Morrison found a spot in the middle of the lot and pulled in headfirst so that the car faced the hospital entrance. I was ten metres away when he opened the door. I sped up my pace and closed the gap as he put one foot on the pavement. Morrison put down his other foot and got out of the car dragging his suit jacket along with him. His back was to me as he put the jacket on. His broad shoulders made it difficult, and he had to raise one arm high in the air to slide the jacket over his shoulders. His stance was wide, and just as his suit jacket slid on, my foot connected with his groin. Morrison had no time to scream because my arm was around his windpipe before he hit the ground. My right hand found my biceps, and my left hand went behind the big man's head. The rear naked choke was textbook; the kick to the balls left the cop defenceless, and it let me get in tight. His powerful frame surged against the choke for a few seconds, but the hold won quickly. Some people can fight a sloppy choke for as long as they can hold their breath, but a good choke doesn't attack the airway. The flesh and bone vise around Morrison's neck cut off circulation, not oxygen, and no one can hold out against a loss of blood to the brain for more than a few seconds. I kept the choke on for another fifteen seconds before letting it go in favour of a grip under the sagged shoulders of the big cop. I backed into the car first and pulled Morrison into the driver's seat.
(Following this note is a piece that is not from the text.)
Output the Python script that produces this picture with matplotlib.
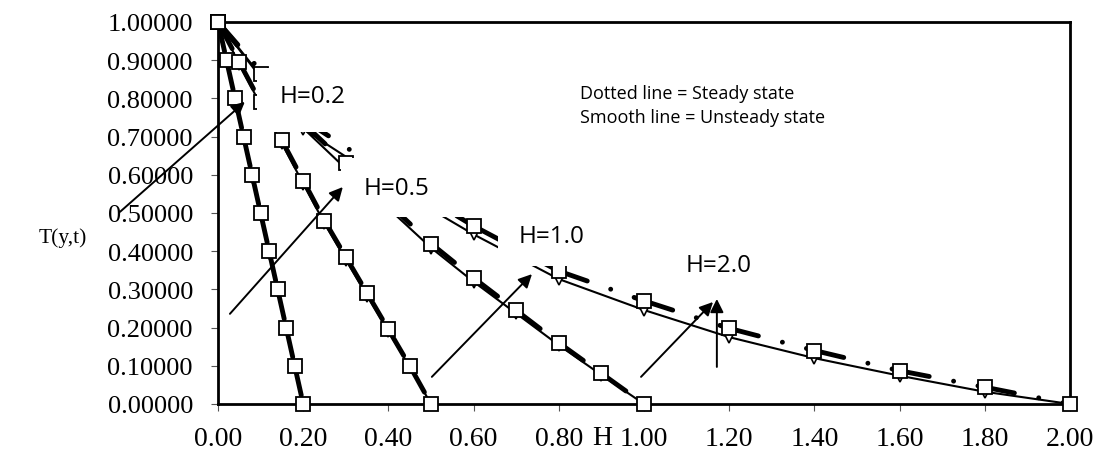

It took under two minutes to tape Morrison into the car. He was straight up in the seat, duct taped to the headrest. The tape covered his forehead and eyebrows; another section of tape secured his throat to the seat as well. Both of the cop's hands were attached to the steering wheel at ten and two. I turned out all of Morrison's pockets and put his phone, wallet, and gun on the dashboard in front of me; then I drank the Nestea and checked the lot. No one else had shown up, and no one had left the hospital. The lot was quiet; the only interruption came from the cell phone. Morrison's phone was on vibrate, and it marched across the dashboard like an angry bee buzzing in an out-of-control fit. The phone call was expected; I figured the first response cops were waiting for Morrison to show up and take control of the situation. He was late to the party, and someone wanted to know why. I took one last swig of iced tea and dumped the rest into Morrison's lap. He came to slowly at first, then all at once. His eyes went wild, and he strained against the tape. I let him pull and yell for a minute, then I let him feel his gun against his neck.
“You! What the fuck are you doing? I'll get you for this. I'm gonna lock you up and fucking eat the key. Hey, what are you doing?”
I put two pieces of tape over his mouth and nose and watched him struggle. He pulled so hard at his bonds that the steering wheel started to creak.
I pulled the tape off with one quick motion and heard a huge gasp of air.
“That Maori medicine is no fun, eh, Detective Sergeant?”
“I'm a cop,” was all he could get out.
“And here I thought you were a fisherman looking for the big catch. Or was that all bullshit? You just let me think I was supposed to be working for you while you tipped off your boss. Way I figure it, you were the only one who knew who I was. You don't even really know that, but you got ideas about me that aren't far off. So you tip off the Russians, and you earn yourself a bonus giving me up.”